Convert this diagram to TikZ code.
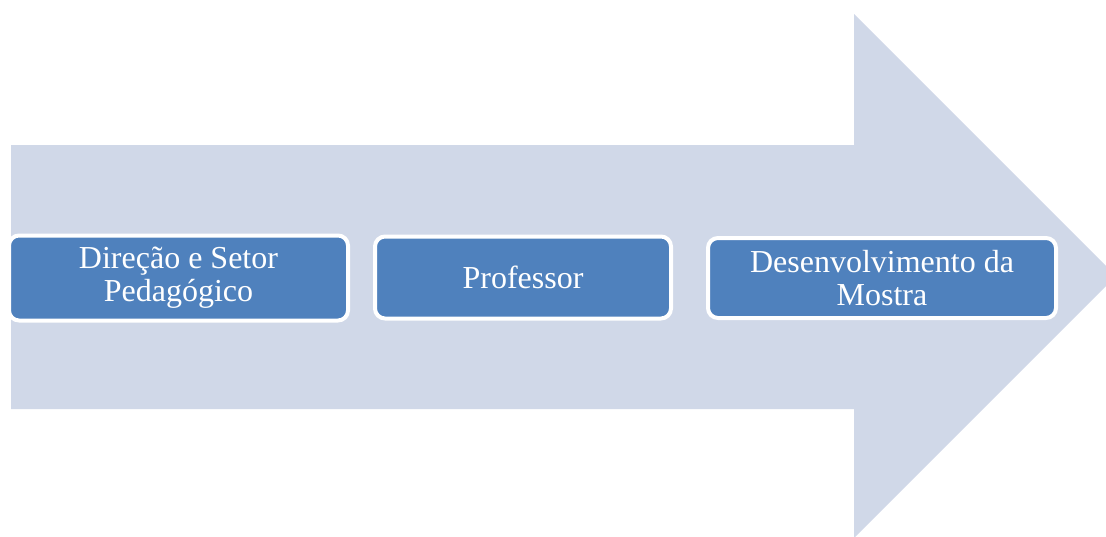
\documentclass[tikz,border=0pt]{standalone}
\usepackage{fontspec}
\setmainfont{Liberation Serif}
\definecolor{arrowfill}{RGB}{208,216,232}
\definecolor{boxfill}{RGB}{79,129,189}
\begin{document}
\begin{tikzpicture}[x=1pt,y=-1pt,
  stepbox/.style={draw=white, line width=4pt, fill=boxfill, rounded corners=10pt,
    text=white, align=center, inner sep=0pt,
    font=\fontsize{32}{33}\selectfont}]
\clip (0,0) rectangle (1106,536);
\fill[arrowfill] (11,145) -- (854,145) -- (854,14) -- (1116,276) -- (854,538) -- (854,409) -- (11,409) -- cycle;
\node[stepbox, minimum width=339pt, minimum height=85pt] (a) at (178.5,278) {Direção e Setor\\Pedagógico};
\node[stepbox, minimum width=296pt, minimum height=82pt] (b) at (523,277.5) {Professor};
\node[stepbox, minimum width=348pt, minimum height=80pt] (c) at (882,278) {Desenvolvimento da\\Mostra};
\end{tikzpicture}
\end{document}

========

Transcribe the listing in full and omit the pictures.

Convert this diagram to TikZ code.
\documentclass[tikz,border=0pt]{standalone}
\usepackage{fontspec}
\setmainfont{Liberation Serif}
\definecolor{arrowfill}{RGB}{208,216,232}
\definecolor{boxfill}{RGB}{79,129,189}
\begin{document}
\begin{tikzpicture}[x=1pt,y=-1pt,
  stepbox/.style={draw=white, line width=4pt, fill=boxfill, rounded corners=10pt,
    text=white, align=center, inner sep=0pt,
    font=\fontsize{32}{33}\selectfont}]
\clip (0,0) rectangle (1106,536);
\fill[arrowfill] (11,145) -- (854,145) -- (854,14) -- (1116,276) -- (854,538) -- (854,409) -- (11,409) -- cycle;
\node[stepbox, minimum width=339pt, minimum height=85pt] (a) at (178.5,278) {Direção e Setor\\Pedagógico};
\node[stepbox, minimum width=296pt, minimum height=82pt] (b) at (523,277.5) {Professor};
\node[stepbox, minimum width=348pt, minimum height=80pt] (c) at (882,278) {Desenvolvimento da\\Mostra};
\end{tikzpicture}
\end{document}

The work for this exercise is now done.